Giant trolley scales being trialled by Tesco have caused a mixed reaction with concerns that ‘honest shoppers’ are being ‘treated like thieves’.
Trolleys are weighed before checkout of those using Scan as you Shop (SAYS) to ensure the weight is the same as the items scanned.
Three of the checkouts have been installed at the Tesco store in Gateshead while the SAYS system has been rolled out in a select number of stores across the UK.
However, some shoppers thought the checkouts looked more airport security with one person pointing out they were similar to ePasssport gates.
Business retail consultant Ged Futter believes the measures have been brought in to tackle the rising levels of shoplifting and reduce staffing costs, not to make the checkout system quicker.
In a warning to Tesco, he said that if shoppers are ‘being treated like thieves they will go somewhere else’.crim
‘They’re forgetting that trust is the most important thing for all of the retailers and it works both ways. If customers don’t feel trusted or think they’re being treated like thieves they will go somewhere else,’ he told the BBC.
Retail criminologist Proffesor Emmeline Taylor added that the scales were ‘quite foreboding and reminiscent of security scanners’.
‘They don’t want to give the impression that they are pointing the finger at their honest customer,’ she said.
Users on Reddit agreed and joked that the scanners were similar to security checks at airports.
‘Am I at border control or Tesco?’ one user asked. Another said: ‘Come for the shopping, stay for the full body scan! Wtf.’
‘Are those the gates for the new Heathrow runway?’ a third queried.
‘TSA Tesco Security Administration’ someone else said. Meanwhile, another added: ‘Better get the Tesco Passport ready.’
Others were also skeptical of how accurate the large scales would be to smaller items and if the new technology would work effectively.

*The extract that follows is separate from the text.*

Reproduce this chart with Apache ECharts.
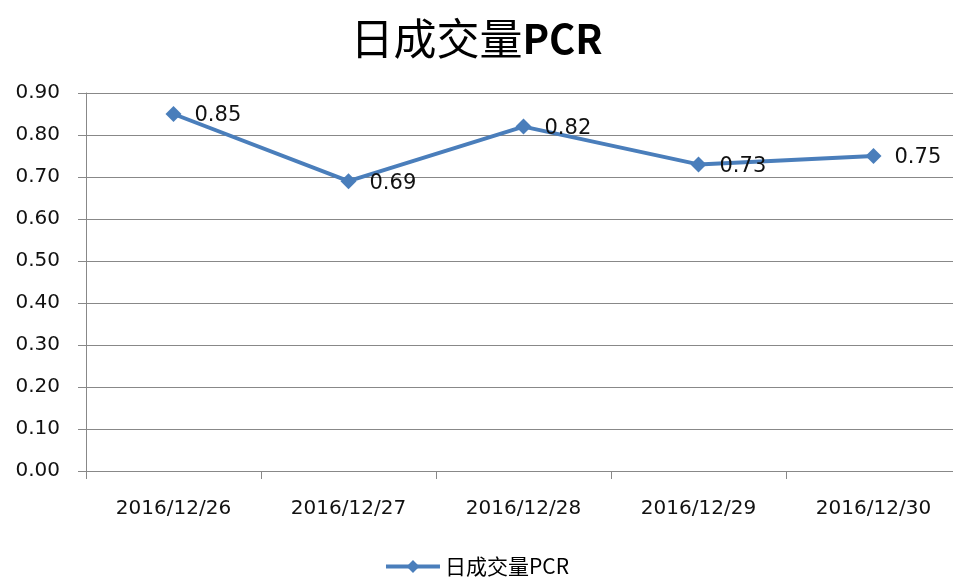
<!DOCTYPE html>
<html>
<head>
<meta charset="utf-8">
<script src="https://cdn.jsdelivr.net/npm/echarts@6/dist/echarts.min.js"></script>
<style>
  html, body { margin: 0; padding: 0; background: #fff; }
  #line { width: 953px; height: 580px; }
</style>
</head>
<body>
<div id="line"></div>
<script>
const categories = ["2016/12/26", "2016/12/27", "2016/12/28", "2016/12/29", "2016/12/30"];
const pcrValues = [0.85, 0.69, 0.82, 0.73, 0.75];
const seriesName = "日成交量PCR";

const chart = echarts.init(document.getElementById("line"));
const option = {
  animation: false,
  title: {
    // 标题：中文常规 + PCR 加粗
    text: "{a|日成交量}{b|PCR}",
    left: "center",
    top: 12,
    textStyle: {
      fontWeight: "normal",
      rich: {
        a: { fontFamily: "Noto Sans CJK SC", fontSize: 43, fontWeight: "normal", color: "#000" },
        b: { fontFamily: "Noto Sans CJK SC", fontSize: 40, fontWeight: "bold", color: "#000" }
      }
    }
  },
  legend: {
    data: [seriesName],
    bottom: -2,
    left: "center",
    itemWidth: 54,
    itemHeight: 16,
    lineStyle: { width: 4 },
    textStyle: {
      fontFamily: "Noto Sans CJK SC",
      fontSize: 21,
      color: "#000"
    }
  },
  grid: {
    left: 86,
    width: 875,
    top: 93,
    bottom: 109,
    outerBoundsMode: "none"
  },
  xAxis: {
    type: "category",
    data: categories,
    boundaryGap: true,
    axisLine: { lineStyle: { color: "#888", width: 1 } },
    axisTick: { show: true, length: 8, lineStyle: { color: "#888" } },
    axisLabel: {
      margin: 28,
      fontFamily: "DejaVu Sans",
      fontSize: 20,
      color: "#111"
    }
  },
  yAxis: {
    type: "value",
    min: 0,
    max: 0.9,
    interval: 0.1,
    axisLine: { show: true, lineStyle: { color: "#888", width: 1 } },
    axisTick: { show: true, length: 8, lineStyle: { color: "#888" } },
    splitLine: { lineStyle: { color: "#888", width: 1 } },
    axisLabel: {
      margin: 26,
      fontFamily: "DejaVu Sans",
      fontSize: 20,
      color: "#111",
      formatter: v => v.toFixed(2)
    }
  },
  series: [
    {
      name: seriesName,
      type: "line",
      data: pcrValues,
      symbol: "diamond",
      symbolSize: 16,
      lineStyle: { color: "#4a7ebb", width: 4 },
      itemStyle: { color: "#4a7ebb" },
      label: {
        show: true,
        position: "right",
        distance: 13,
        offset: [0, 2],
        fontFamily: "DejaVu Sans",
        fontSize: 21,
        color: "#111",
        formatter: p => p.value.toFixed(2)
      }
    }
  ]
};
chart.setOption(option);
</script>
</body>
</html>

‘(Who) knows how that will work when it would have to be sensitive enough to work for like birthday cards and also have enough variance for different bags people use, coat hangers, product weight, etc,’ someone pointed out.
Some of those who aren’t keen on the development questioned the accessibility and effectiveness of the ‘insane’ new checkouts.
‘Those floor scales are going to cause headaches. Especially as supermarkets are not too good at the calibration of scales,’ one shopper wrote.
‘Hardly looks wheelchair accessible. Definitely not fitting my wheelchair through there,’ a second said.
‘This is all going too far now. Can we not go back to mainly staffed tills and just have the odd couple self service for 10 items or less?’ someone asked.
‘A very dystopian feel, hoping that the general public will vote with their feet,’ another chimed in.
But some customers were big fans of the modern shopping method.
‘Have you used these things? They are 10-times more convenient and faster. I love walking past giant queues with a full trolley, scan screen, pay and on my way with bags packed already. If you don’t want to use them, don’t,’ one man said.
‘I’m all for it! Why wait around to be ‘processed’ when you can put your items in a trolley, pay, and go?’ another agreed.
It comes after shoplifting offences rose by 23 per cent to more than 490,000 a year to hit the highest level since records began, official figures revealed last month.
The shocking data is further proof of Britain’s worsening retail theft epidemic, which an industry body today warned was ‘out of control’.
There were a total of 492,914 offences recorded by police in the year to September, the Office of National Statistics (ONS) found – the highest figure since current police recording practices began for the year ending March 2003.
Police recorded 1.8 million theft offences in the year to September, a two per cent increase driven by shoplifting and a 22 per cent rise in crimes involving theft from a person (146,109). Knife offences and robberies rose by four per cent each.
It comes amid warnings that shoplifting is ‘spiralling out of control’ after a survey by the British Retail Consortium (BRC) suggested there were more than 2,000 incidents a day, with staff facing assault, being threatened with weapons, and racial and sexual abuse.
There were more than 55,000 incidents of theft per day, equating to more than 20 million in total.
The alarming figures show the issue is getting worse, with cases of attacks and shoplifting beating last year’s record numbers to be a fresh high since the surveys began in 2001.
This is despite businesses paying a record £1.8billion on prevention tactics such as CCTV, more security guards and body worn cameras.
Some 61 per cent of retailers say the police response to calls for help has been ‘poor’ or ‘very poor’.
Retailers are reporting unprecedented levels of violence towards their staff, with the number of incidents involving a weapon more than doubling to 70 per day.